Photons and Gravitons in Perturbation Theory: Derivation of Maxwell's and Einstein's Equations

The $S$ matrix for photon and graviton processes is studied in perturbation theory, under the restriction that the only creation and annihilation operators for massless particles of spin $j$ allowed in the interaction are those for the physical states with helicity $\pm j$. The most general covariant fields that can be constructed from such operators cannot represent real photon and graviton interactions, because they give amplitudes for emission or absorption of massless particles which vanish as $p^j$ for momentum $p\to 0$. In order to obtain long-range forces it is necessary to introduce noncovariant "potentials" in the interaction, and the Lorentz invariance of the $S$ matrix requires that these potentials be coupled to conserved tensor currents, and also that there appear in the interaction direct current-current couplings, like the Coulomb interaction.
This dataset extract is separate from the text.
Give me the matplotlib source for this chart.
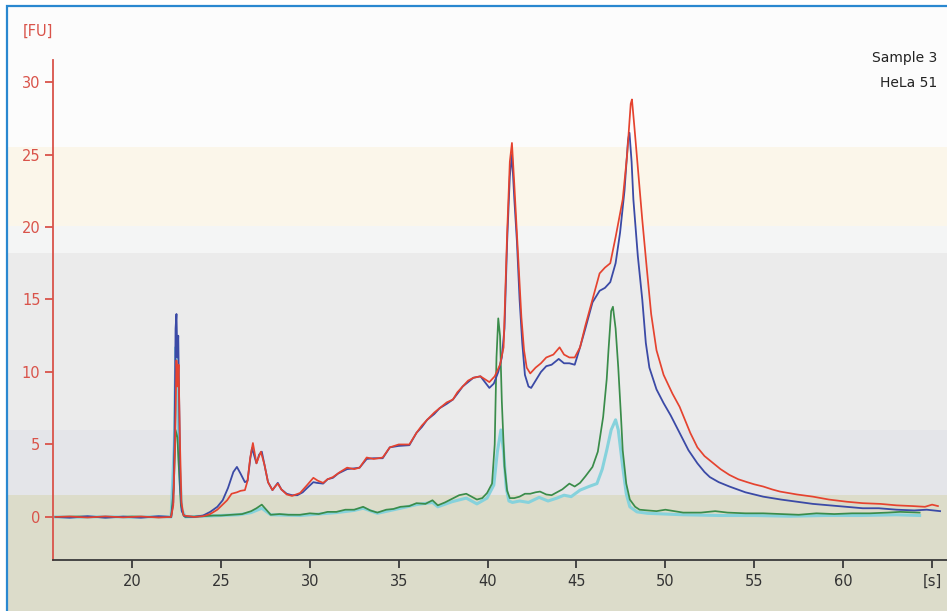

We then find that the potentials for $j=1\mathrm{}$ and $j=2\mathrm{}$ must inevitably satisfy Maxwell's and Einstein's equations in the Heisenberg representation. We also show that although the existence of magnetic monopoles is consistent with parity and time-reversal invariance [provided that $P$ and $T$ are defined to take a monopole into its antiparticle], it is nevertheless impossible to construct a Lorentz-invariant $S$ matrix for magnetic monopoles and charges in perturbation theory.